Everything from the first line of the data below through the line that contains "plt.rcParams['mathtext.it'] = 'Lato'" should be written out exactly, please, and nothing more; the pictures stay out.
▽
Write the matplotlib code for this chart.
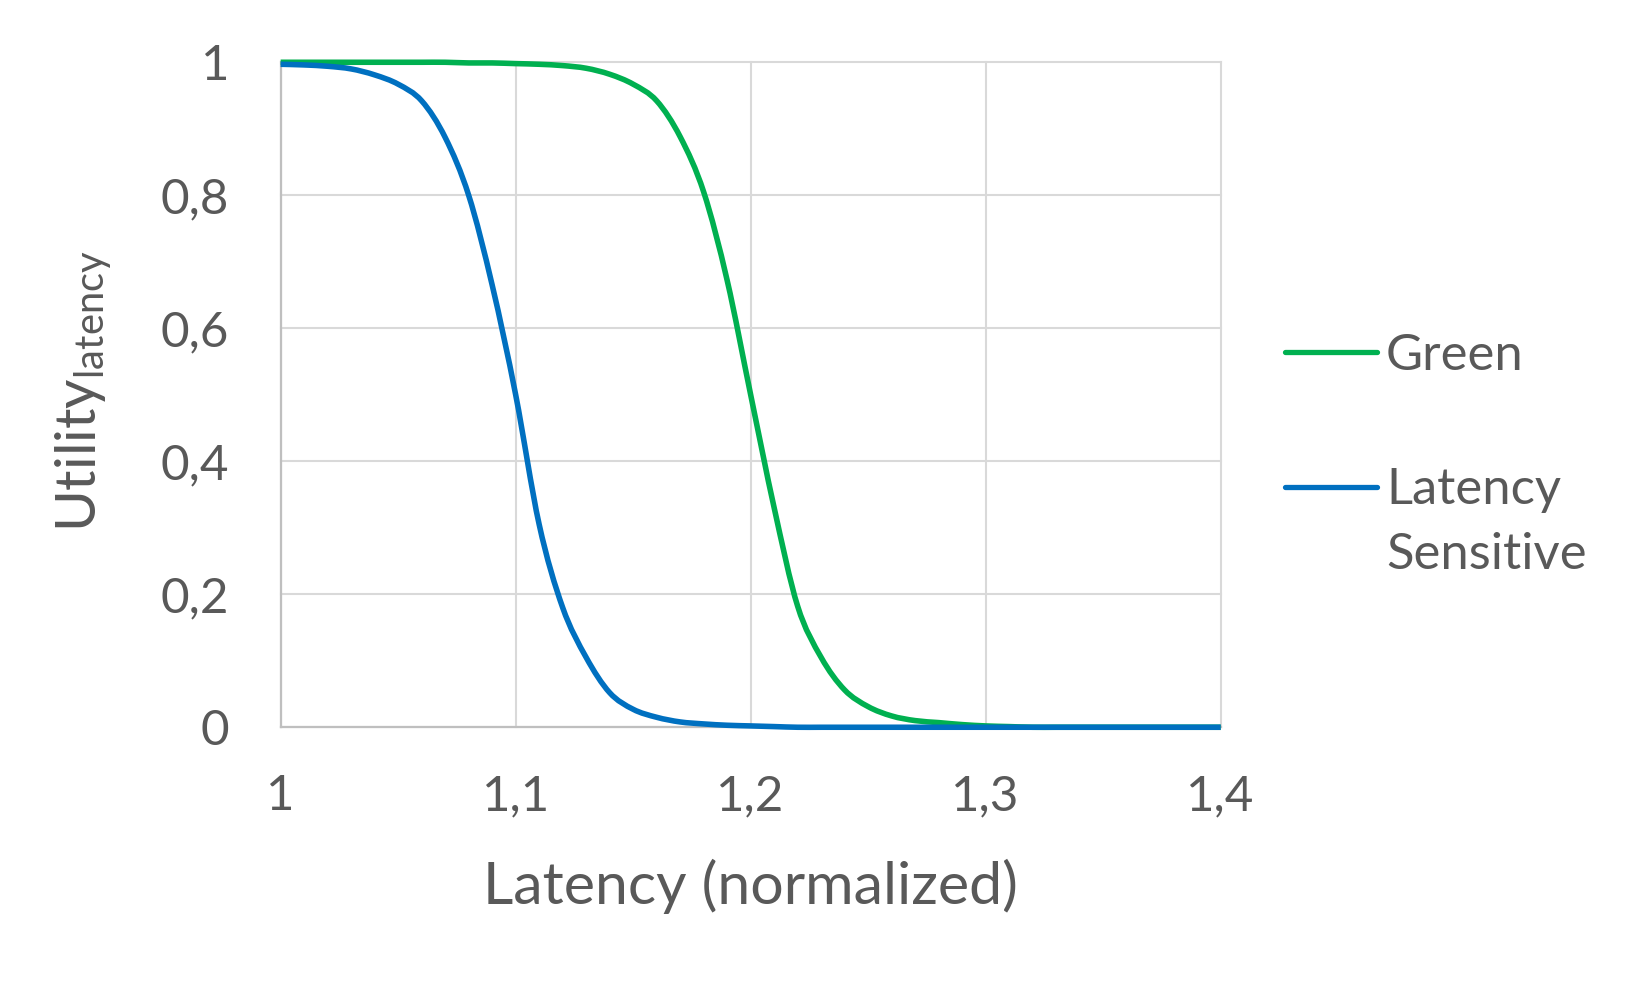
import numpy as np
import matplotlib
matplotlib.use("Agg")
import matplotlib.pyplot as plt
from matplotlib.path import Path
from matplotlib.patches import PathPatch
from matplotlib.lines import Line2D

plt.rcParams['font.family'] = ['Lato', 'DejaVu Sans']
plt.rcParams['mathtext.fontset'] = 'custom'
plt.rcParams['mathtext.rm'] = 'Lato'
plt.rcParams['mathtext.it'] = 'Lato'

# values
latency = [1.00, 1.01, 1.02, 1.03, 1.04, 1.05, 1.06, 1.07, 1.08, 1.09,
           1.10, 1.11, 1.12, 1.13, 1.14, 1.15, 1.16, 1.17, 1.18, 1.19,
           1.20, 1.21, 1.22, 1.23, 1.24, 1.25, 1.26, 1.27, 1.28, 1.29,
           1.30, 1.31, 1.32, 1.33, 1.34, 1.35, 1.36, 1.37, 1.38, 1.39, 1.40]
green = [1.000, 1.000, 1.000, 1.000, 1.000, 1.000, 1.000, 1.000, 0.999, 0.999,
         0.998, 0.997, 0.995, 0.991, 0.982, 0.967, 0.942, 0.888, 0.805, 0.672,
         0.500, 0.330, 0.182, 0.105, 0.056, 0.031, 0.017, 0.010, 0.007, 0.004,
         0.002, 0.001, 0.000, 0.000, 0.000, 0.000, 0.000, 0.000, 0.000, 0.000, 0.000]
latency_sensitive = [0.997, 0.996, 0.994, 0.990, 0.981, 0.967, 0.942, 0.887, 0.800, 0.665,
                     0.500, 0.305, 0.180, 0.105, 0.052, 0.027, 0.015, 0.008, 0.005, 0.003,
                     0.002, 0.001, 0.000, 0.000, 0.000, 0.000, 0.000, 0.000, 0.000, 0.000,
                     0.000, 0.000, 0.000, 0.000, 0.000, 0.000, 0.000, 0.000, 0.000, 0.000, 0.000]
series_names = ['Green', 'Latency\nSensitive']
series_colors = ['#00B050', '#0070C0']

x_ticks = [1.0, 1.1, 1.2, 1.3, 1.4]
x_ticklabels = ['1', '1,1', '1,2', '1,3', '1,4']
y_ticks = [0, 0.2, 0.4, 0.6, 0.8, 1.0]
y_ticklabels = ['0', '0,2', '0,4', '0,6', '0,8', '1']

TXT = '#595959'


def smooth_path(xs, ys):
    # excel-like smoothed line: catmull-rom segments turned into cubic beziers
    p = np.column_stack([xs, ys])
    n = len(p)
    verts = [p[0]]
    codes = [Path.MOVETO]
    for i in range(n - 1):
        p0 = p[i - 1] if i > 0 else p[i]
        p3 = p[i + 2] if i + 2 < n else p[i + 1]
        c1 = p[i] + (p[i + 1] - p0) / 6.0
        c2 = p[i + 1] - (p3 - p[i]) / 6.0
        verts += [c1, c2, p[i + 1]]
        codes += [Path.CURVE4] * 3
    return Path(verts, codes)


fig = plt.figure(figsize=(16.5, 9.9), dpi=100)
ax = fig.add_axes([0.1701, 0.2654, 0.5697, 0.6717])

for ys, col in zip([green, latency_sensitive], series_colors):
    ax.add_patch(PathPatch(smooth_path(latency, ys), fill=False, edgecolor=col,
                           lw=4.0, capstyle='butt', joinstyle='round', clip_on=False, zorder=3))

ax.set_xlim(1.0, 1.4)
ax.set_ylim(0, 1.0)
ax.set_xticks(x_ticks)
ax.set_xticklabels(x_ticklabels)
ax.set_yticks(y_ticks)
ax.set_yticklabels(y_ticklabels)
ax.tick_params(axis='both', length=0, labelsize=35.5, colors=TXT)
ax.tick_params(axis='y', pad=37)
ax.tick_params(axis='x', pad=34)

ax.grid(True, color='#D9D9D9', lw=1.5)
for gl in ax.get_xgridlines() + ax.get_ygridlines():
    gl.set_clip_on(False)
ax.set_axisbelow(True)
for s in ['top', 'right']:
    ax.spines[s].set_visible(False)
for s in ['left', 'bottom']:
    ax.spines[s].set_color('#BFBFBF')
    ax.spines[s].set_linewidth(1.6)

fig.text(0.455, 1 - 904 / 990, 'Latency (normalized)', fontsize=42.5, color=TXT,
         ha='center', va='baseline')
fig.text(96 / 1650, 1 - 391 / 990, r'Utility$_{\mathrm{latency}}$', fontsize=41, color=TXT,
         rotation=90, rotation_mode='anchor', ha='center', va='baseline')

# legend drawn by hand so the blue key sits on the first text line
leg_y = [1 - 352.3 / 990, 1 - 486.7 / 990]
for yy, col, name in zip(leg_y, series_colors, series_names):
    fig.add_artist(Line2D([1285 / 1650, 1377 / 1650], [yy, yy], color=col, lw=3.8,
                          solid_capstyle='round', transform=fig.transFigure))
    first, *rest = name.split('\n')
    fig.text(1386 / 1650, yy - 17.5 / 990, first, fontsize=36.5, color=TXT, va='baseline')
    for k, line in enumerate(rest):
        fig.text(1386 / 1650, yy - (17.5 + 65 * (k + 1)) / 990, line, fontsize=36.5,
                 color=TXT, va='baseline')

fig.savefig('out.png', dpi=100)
△
## [Problem solution]
Write the matplotlib code for this chart.
import numpy as np
import matplotlib
matplotlib.use("Agg")
import matplotlib.pyplot as plt
from matplotlib.path import Path
from matplotlib.patches import PathPatch
from matplotlib.lines import Line2D

plt.rcParams['font.family'] = ['Lato', 'DejaVu Sans']
plt.rcParams['mathtext.fontset'] = 'custom'
plt.rcParams['mathtext.rm'] = 'Lato'
plt.rcParams['mathtext.it'] = 'Lato'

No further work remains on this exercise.